How college savers can manage 529 plans in a turbulent market
With the S&P 500 whipsawing in 2025, some families who have been diligently saving for future college costs may have suddenly seen less value in their 529 college savings plans.
And for those with tuition bills coming due, there's not much time to make up for those losses.
Here's a look at other stories impacting the financial advisor business.
"Markets go up and down, but students' goals remain the same," said Chris McGee, chair of the College Savings Foundation.
In 2024, the number of 529 plan accounts increased to 17 million, up more than 3% percent from the year before, according to Investment Company Institute.
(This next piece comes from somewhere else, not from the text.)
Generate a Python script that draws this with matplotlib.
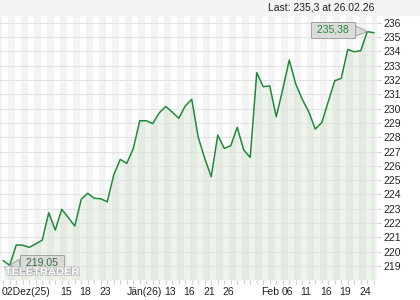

Total investments in 529s rose to $525 billion as of December, up 11% from a year earlier, while the average 529 plan account balance hit a record of $30,961, data from the College Savings Plans Network, a network of state-administered college savings programs, also showed.
"The industry is coming off its best year ever in terms of new inflows," said Richard Polimeni, head of education savings at Merrill Lynch.
However, "in terms of the current market volatility, that creates some concern," he added.
Even as concerns over college costs are driving more would-be college students to rethink their plans, college savings accounts are still as vital as ever.
Roughly 42% of students are pivoting to technical and career training or credentialing, or are opting to enroll in a local and less-expensive community college or in-state public school, according to a recent survey of 1,000 high schoolers by the College Savings Foundation. That's up from 37% last year.
As a result of those shifting education choices, 69% of students are expecting to live at home during their studies, the highest percentage in three years.
Despite those adjustments, some recent changes have helped make 529 plans even more worthwhile: As of 2024, families can roll over unused 529 funds to the account beneficiary's Roth individual retirement account, without triggering income taxes or penalties, so long as they meet certain requirements.
Restrictions have also loosened to allow 529 plan funds to be used for continuing education classes, apprenticeship programs and student loan payments. For grandparents, there is also a new "loophole," which allows them to fund a grandchild's college without impacting that student's financial aid eligibility.
For parents worried about their account's recent performance, Mary Morris, CEO of Commonwealth Savers, advises checking the asset allocation. "What you need to think about is assessing your risk appetite," she said.
Generally, 529 plans offer age-based portfolios, which start off with more equity exposure early on in a child's life and then become more conservative as college nears. By the time high school graduation is around the corner, families likely have very little invested in stocks and more in investments like bonds and cash. That can help blunt their losses.
Pay attention to your fund's approach toward shifting from stocks to bonds, Morris said.
"If you are in a total stock portfolio, you may not want that ride," she said: "You don't want to get seasick."
If the market volatility is still too much to bear, consider adjusting your allocation.
"One strategy is to start de-risking a portion of their portfolio and reallocate a portion into cash equivalent, which will provide a protection of principle while also proving a competitive return and peace of mind," Polimeni said.
Still, financial experts strongly caution against shifting your entire 529 balance to cash. "The worst thing an investor can do in a down market is panic and sell investments prematurely and lock in losses," Polimeni said.
Often that is the last resort. In the wake of the 2008 financial crisis, only 10% of investors liquidated their entire 529 accounts, and 20% switched to less risky assets, according to an earlier survey by higher education expert Mark Kantrowitz.
For those who must make a hefty withdrawal for tuition payments now due, Polimeni suggests considering using income or savings outside the 529 to cover immediate college expenses, and requesting a reimbursement later.
You can get reimbursed from your 529 plan for any eligible out-of-pocket expenses within the same calendar year. "Using that strategy gives another six to seven months for the market to recover," Polimeni said.
Another option is to tap a federal student loan and take a qualified distribution from the 529 plan to pay off the debt down the road. However, if you're thinking of taking out private student loans or a personal loan that starts incurring interest immediately, you may want to spend 529 funds first in that case, and defer that borrowing until later.
Once you have a withdrawal plan, you can — and should — keep contributing to your 529, experts say. Not only can you get a tax deduction or credit for contributions, but earnings will grow on a tax-advantaged basis, whether over 18 years or just a few.
"The major advantage is the tax-deferred growth, so the longer you are invested, the more tax-deferred growth you will have," Polimeni said.